Inventory management is a crucial part of how companies manipulate their logistics. The relationship between inventory management and logistics is interdependent. Logistics need inventory management to perform their activities. Good logistics systems improve warehouse and operational activities.
INVENTORY BEST PRACTICES
The business saying if you can’t measure it, you can’t manage it” applies to inventory management and best practices. While the first best practice is keeping track of your inventory, others include:
Carry Safety Stock:
Also known as buffer stock, these products help keep companies from running out of materials or high-demand items. Once companies deplete their calculated supply, safety stock serves as a backup should the level of demand increase unexpectedly.
Invest in a Cloud-based Inventory Management Program:
Cloud-based inventory management systems let companies know in real-time where every product and SKU are located globally. This data helps an organization be more responsive, up-to-date, and flexible.

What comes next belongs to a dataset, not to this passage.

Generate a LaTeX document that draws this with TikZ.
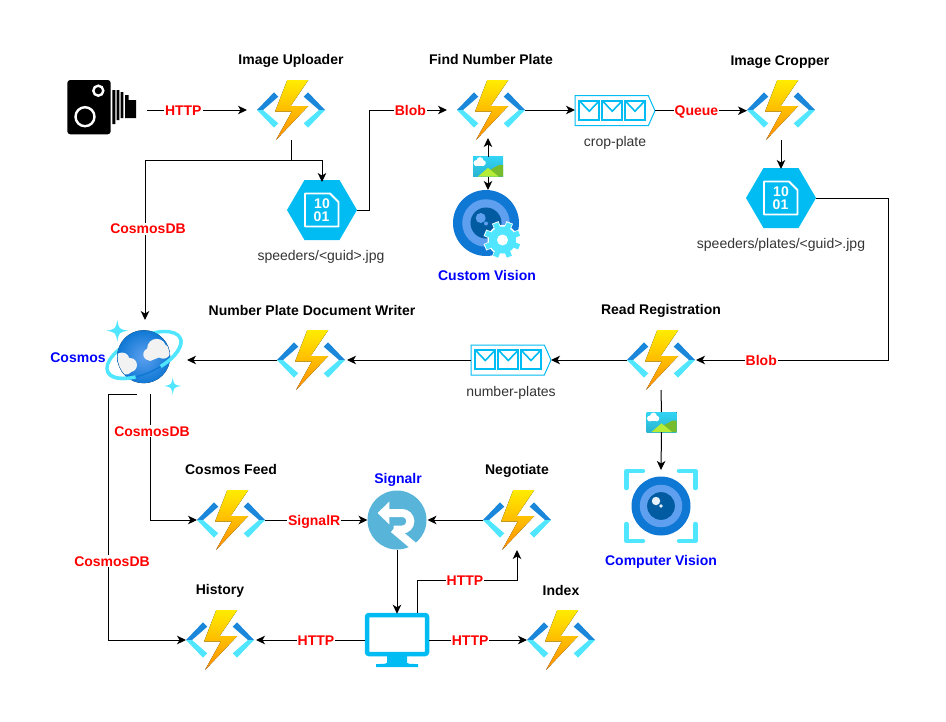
\documentclass[tikz,border=0pt]{standalone}
\usepackage{fontspec}
\setmainfont{Liberation Sans}
\usetikzlibrary{arrows.meta,calc}

\definecolor{azure}{HTML}{00BCF2}
\definecolor{lightcy}{HTML}{50E6FF}
\definecolor{darkaz}{HTML}{1B87DB}
\definecolor{ringa}{HTML}{0F78D4}
\definecolor{ringb}{HTML}{5EA0EF}
\definecolor{ringc}{HTML}{005BA1}
\definecolor{skyb}{HTML}{32D4F5}
\definecolor{signalb}{HTML}{59B4D9}
\definecolor{grtxt}{HTML}{333333}
\definecolor{hillone}{HTML}{B4EC36}
\definecolor{hilltwo}{HTML}{76BC2D}

\tikzset{
  flow/.style={draw=black,line width=1pt,-{Stealth[length=9pt,width=8.5pt,inset=2.5pt]}},
  gap/.style={shorten >=10pt},
  lbl/.style={fill=white,inner sep=1pt,text height=10pt,text depth=0pt,text=red,font=\fontsize{14}{16}\selectfont\bfseries},
  title/.style={inner sep=0pt,text height=10pt,text depth=0pt,font=\fontsize{14}{16}\selectfont\bfseries},
  svc/.style={inner sep=0pt,text height=10pt,text depth=0pt,text=blue,font=\fontsize{14}{16}\selectfont\bfseries},
  captext/.style={inner sep=0pt,text height=10pt,text depth=0pt,text=grtxt,font=\fontsize{14}{16}\selectfont},
  funcbox/.style={inner sep=0pt,outer sep=0pt,minimum width=68pt,minimum height=60pt},
  hexbox/.style={inner sep=0pt,outer sep=0pt,minimum width=70pt,minimum height=60pt},
  quebox/.style={inner sep=0pt,outer sep=0pt,minimum width=80pt,minimum height=30pt},
  imgbox/.style={inner sep=0pt,outer sep=0pt,minimum width=30pt,minimum height=20pt},
  funcicon/.pic={
    \fill[top color=yellow!85!orange,bottom color=orange!90!yellow]
      (17.3,-30) -- (-3.7,-30) -- (-16,1.7) -- (0.7,1.7) -- (-15,30) -- (17.3,-4) -- (-0.3,-4) -- cycle;
    \foreach \s in {1,-1} {
      \begin{scope}[xscale=\s]
        \fill[darkaz] (-34,0) -- (-17,-17.7) -- (-12.7,-13.3) -- (-28,0) -- cycle;
        \fill[lightcy] (-34,0) -- (-17,17.7) -- (-12.7,13.3) -- (-28,0) -- cycle;
      \end{scope}
    }
  },
  bloboicon/.pic={
    \fill[azure] (-35,0) -- (-17.5,-30) -- (17.5,-30) -- (35,0) -- (17.5,30) -- (-17.5,30) -- cycle;
    \draw[white,line width=1.8pt,line join=round] (-17,-16.5) -- (8,-16.5) -- (16.5,-8) -- (16.5,16.5) -- (-17,16.5) -- cycle;
    \node[inner sep=0pt,text=white,font=\fontsize{14}{16}\selectfont\bfseries] (bitshi) at (0,-6.7) {10};
    \node[inner sep=0pt,text=white,font=\fontsize{14}{16}\selectfont\bfseries] (bitslo) at (-0.5,6.7) {01};
  },
  queueicon/.pic={
    \draw[azure,line width=1pt,fill=white] (-40,-15) -- (33.3,-15) -- (40,0) -- (33.3,15) -- (-40,15) -- cycle;
    \foreach \x in {-35.7,-12.7,10} {
      \draw[azure,line width=2pt] (\x,-10) rectangle ++(20,19.3);
      \draw[azure,line width=1.6pt] (\x,-10) -- ++(10,10.5) -- ++(10,-10.5);
    }
  },
  imgicon/.pic={
    \fill[top color=skyb,bottom color=skyb!85!black] (-15,-10) rectangle (15,10);
    \fill[hilltwo] (1,4) -- (11,-1.5) -- (15,-1.5) -- (15,10) -- (6,10) -- cycle;
    \fill[hillone] (-10,10) -- (0,1.3) -- (10.5,10) -- cycle;
    \fill[white] (-11.5,-3.5) circle (3);
    \fill[white] (-8,-6) circle (3.4);
    \fill[white] (-5,-3.5) circle (2.8);
    \fill[white] (-13,-3) rectangle (-4,-1);
  },
  cvrings/.pic={
    \fill[ringa] (0,0) circle (#1);
    \fill[ringb] (0,0) circle (0.72*#1);
    \fill[ringc] (0,0) circle (0.47*#1);
  },
  sparkle/.pic={
    \fill[lightcy] (0,-#1) .. controls (0.15*#1,-0.15*#1) .. (#1,0)
      .. controls (0.15*#1,0.15*#1) .. (0,#1)
      .. controls (-0.15*#1,0.15*#1) .. (-#1,0)
      .. controls (-0.15*#1,-0.15*#1) .. cycle;
  },
}

\newcommand{\funcat}[2]{\node[funcbox] (#1) at (#2) {}; \pic at (#1) {funcicon};}
\newcommand{\hexat}[2]{\node[hexbox] (#1) at (#2) {}; \pic (#1p) at (#1) {bloboicon};}
\newcommand{\queat}[2]{\node[quebox] (#1) at (#2) {}; \pic at (#1) {queueicon};}
\newcommand{\imgat}[2]{\node[imgbox] (#1) at (#2) {}; \pic at (#1) {imgicon};}

\begin{document}
\begin{tikzpicture}[x=1pt,y=-1pt]
  \useasboundingbox (0,0) rectangle (946,721);

  % camera
  \node[inner sep=0pt,outer sep=0pt,minimum width=80pt,minimum height=54pt] (camera) at (107,107) {};
  \fill[black,rounded corners=3pt] (67.3,80) rectangle (110.7,134.3);
  \draw[white,line width=2.4pt] (98.3,90.7) circle (5) (85,116.7) circle (9.5);
  \fill[black] (112.3,90) rectangle (115.3,124) (116.7,90) rectangle (119.3,120)
    (120.7,92) rectangle (123.3,118) (125,95) -- (128.5,95) -- (128.5,100) -- (136,100) -- (136,118) -- (125,118) -- cycle;

  % top row
  \funcat{uploader}{291,110}
  \funcat{finder}{491,110}
  \funcat{cropper}{781,110}
  \hexat{blobone}{322,210}
  \hexat{blobtwo}{781,198}
  \queat{queueone}{615,110.7}
  \imgat{imgone}{488,166.5}
  \node[inner sep=0pt,outer sep=0pt,minimum width=66pt,minimum height=66pt] (customv) at (486,223) {};
  \pic at (customv) {cvrings=33};
  \fill[ringb] (480.7,218) circle (5) (486,223.5) circle (2);
  \begin{scope}[shift={(502.5,240)}]
    \foreach \a in {0,45,...,315} \draw[white,line width=7pt] (0,0) -- (\a+22.5:19);
    \fill[white] (0,0) circle (15);
    \foreach \a in {0,45,...,315} \draw[lightcy,line width=5.5pt] (0,0) -- (\a+22.5:18);
    \fill[lightcy] (0,0) circle (13.5);
    \fill[white] (0,0) circle (5.5);
  \end{scope}

  \node[title] (uploadertitle) at (291,59) {Image Uploader};
  \node[title] (findertitle) at (491,59) {Find Number Plate};
  \node[title] (croppertitle) at (780,60) {Image Cropper};
  \node[captext] (bloboneCap) at (321,255) {speeders/<guid>.jpg};
  \node[captext] (blobtwoCap) at (781,243) {speeders/plates/<guid>.jpg};
  \node[captext] (queueoneCap) at (615,141) {crop-plate};
  \node[svc] (customvName) at (487,275) {Custom Vision};

  % middle row
  \funcat{reader}{661,360}
  \funcat{writer}{311,360}
  \queat{queuetwo}{511,360}
  \imgat{imgtwo}{661.5,422}
  \node[inner sep=0pt,outer sep=0pt,minimum width=74pt,minimum height=74pt] (compv) at (661,506) {};
  \pic at (compv) {cvrings=29.5};
  \fill[white!85!ringb] (656,501) circle (4.2);
  \fill[white!85!ringb] (661,506) circle (1.8);
  \begin{scope}[shift={(661,506)},lightcy,line width=4.5pt,line cap=round,line join=round]
    \draw (-34.5,-18) -- (-34.5,-35) -- (-18,-35);
    \draw (18,-35) -- (34.5,-35) -- (34.5,-18);
    \draw (-34.5,18) -- (-34.5,35) -- (-18,35);
    \draw (18,35) -- (34.5,35) -- (34.5,18);
  \end{scope}

  \node[title] (readertitle) at (661,309) {Read Registration};
  \node[title] (writertitle) at (312,310) {Number Plate Document Writer};
  \node[captext] (queuetwoCap) at (511,391) {number-plates};
  \node[svc] (compvName) at (661,560) {Computer Vision};

  % cosmos
  \node[inner sep=0pt,outer sep=0pt,minimum width=84pt,minimum height=74pt] (cosmos) at (145,357) {};
  \draw[lightcy,line width=3.4pt,rotate around={25:(144,355)}] (144,355) ellipse [x radius=40pt,y radius=18pt];
  \fill[inner color=ringb,outer color=ringa] (143.7,356.7) circle (26.5);
  \begin{scope}
    \clip (143.7,356.7) circle (26);
    \fill[black!5] (156.7,348.3) circle (9.5);
    \fill[black!5] (149.3,354.3) circle (6);
    \fill[black!5] (163.3,351.7) circle (7);
    \fill[black!5] (145,358.3) -- (150,361) -- (170,353) -- (156,345) -- cycle;
    \fill[black!5] (122,360) circle (7.5);
    \fill[black!5] (130,365) circle (7);
    \fill[black!5] (126,368) circle (6.5);
  \end{scope}
  \begin{scope}[rotate around={25:(144,355)},line width=3.4pt]
    \draw[ringa,line width=1.4pt] (144,355) ++(245:40pt and 18pt) arc [start angle=245,end angle=285,x radius=40pt,y radius=18pt];
    \draw[lightcy] (104,355) arc [start angle=180,end angle=245,x radius=40pt,y radius=18pt];
    \draw[lightcy] (184,355) arc [start angle=360,end angle=285,x radius=40pt,y radius=18pt];
  \end{scope}
  \pic at (117.3,330.7) {sparkle=11};
  \pic at (172.7,386) {sparkle=8.5};
  \node[svc] (cosmosName) at (78,357) {Cosmos};

  % bottom rows
  \funcat{feed}{231,520}
  \funcat{negotiate}{517,520}
  \funcat{history}{220,640}
  \funcat{indexer}{561,640}
  \node[circle,fill=signalb,inner sep=0pt,outer sep=0pt,minimum size=59pt] (signal) at (397,520) {};
  \begin{scope}[shift={(397,519)},white]
    \fill (-19.3,-6) -- (-7.7,-17.5) -- (-7.7,5.5) -- cycle;
    \draw[line width=8pt] (-8,-6) -- (5,-6) arc [start angle=90,end angle=-90,radius=8.3pt] -- (-3.5,10.6);
    \draw[line width=8pt] (-3.5,10) -- (19,29);
  \end{scope}
  \node[inner sep=0pt,outer sep=0pt,minimum width=64pt,minimum height=54.5pt] (monitor) at (397,640) {};
  \begin{scope}[shift={(397,640)}]
    \draw[azure,line width=4.5pt,rounded corners=2pt] (-30,-25) rectangle (30,14);
    \fill[azure] (-10,16) -- (10,16) -- (10,23) .. controls (12,24) .. (21,24) -- (21,27) -- (-21,27) -- (-21,24) .. controls (-12,24) .. (-10,23) -- cycle;
  \end{scope}

  \node[title] (feedtitle) at (231,469) {Cosmos Feed};
  \node[title] (negotiatetitle) at (517,469) {Negotiate};
  \node[title] (historytitle) at (220,589) {History};
  \node[title] (indexertitle) at (561,590) {Index};
  \node[svc] (signalName) at (398,478) {Signalr};

  % connectors
  \draw[flow,gap] (camera.east |- uploader.west) -- node[lbl,pos=.33] (httpa) {HTTP} (uploader.west);
  \coordinate (uploadjoin) at (291,160);
  \draw[flow] (uploader.south) -- (uploadjoin) -| ([yshift=-2pt]blobone.north);
  \draw[flow] (uploadjoin) -| node[lbl,pos=.715,xshift=3pt] (cosmosa) {CosmosDB} (cosmos.north);
  \coordinate (blobturn) at (369,110);
  \draw[flow,gap] (blobone.east) -| (blobturn) -- node[lbl,pos=.47] (bloba) {Blob} (finder.west);
  \draw[flow] (finder.east) -- (queueone.west |- finder.east);
  \draw[flow] (queueone.east) -- node[lbl,pos=.45] (queuea) {Queue} (cropper.west |- queueone.east);
  \draw[flow] (imgone.north) -- ([yshift=2pt]imgone.north |- finder.south);
  \draw[flow] (imgone.south) -- (imgone.south |- customv.north);
  \draw[flow] (cropper.south) -- ([yshift=-1pt]blobtwo.north);
  \coordinate (blobcorner) at (888,198);
  \draw[flow] (blobtwo.east) -- (blobcorner) |- node[lbl,pos=.83] (blobb) {Blob} ([xshift=1pt]reader.east);
  \draw[flow] (reader.west) -- (queuetwo.east);
  \draw[flow] (queuetwo.west) -- ([xshift=2pt]writer.east);
  \draw[flow] (writer.west) -- (writer.west -| cosmos.east);
  \draw[flow] (imgtwo.south) -- ([yshift=-1pt]compv.north);
  \draw[line width=1pt] (reader.south) -- (imgtwo.north);
  \coordinate (cosmosout) at (108,394);
  \draw[flow] ([xshift=-8pt]cosmos.south) -- (cosmosout) |- node[lbl,pos=.34,xshift=4pt] (cosmosc) {CosmosDB} (history.west);
  \draw[flow] ([xshift=5pt]cosmos.south) |- node[lbl,pos=.147,xshift=2pt] (cosmosb) {CosmosDB} (feed.west);
  \draw[flow] (feed.east) -- node[lbl,pos=.48] (signala) {SignalR} (signal.west);
  \draw[flow] (negotiate.west) -- ([xshift=1pt]signal.east);
  \draw[flow] (signal.south) -- ([yshift=-1pt]monitor.north);
  \coordinate (monitorup) at (417,580);
  \draw[flow] (monitorup |- monitor.north) -- (monitorup) -| node[lbl,pos=.24] (httpb) {HTTP} (negotiate.south);
  \draw[flow] (monitor.west) -- node[lbl,pos=.45] (httpc) {HTTP} ([xshift=2pt]history.east);
  \draw[flow] (monitor.east) -- node[lbl,pos=.42] (httpd) {HTTP} (indexer.west);
\end{tikzpicture}
\end{document}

Start a Cycle Count Program:
Cycle counting benefits extend well past the warehouse by keeping stock reconciled and customers happy while also saving businesses time and money.
Use Batch/Lot Tracking:
Record information associated with each batch or lot of a product. While some businesses log precise details, such as expiration dates that provide information about their products’ sellable dates, companies that do not have perishable goods use batch/lot tracking to understand their products’ landing costs or shelf lives.
What is Multi-location inventory management?
Multi-location inventory
management is the process of managing stock across multiple locations,
warehouses, and retail stores or across multiple selling channels. With
multi-location management, you can watch stock levels in all locations and
optimize your inventory to fulfill orders.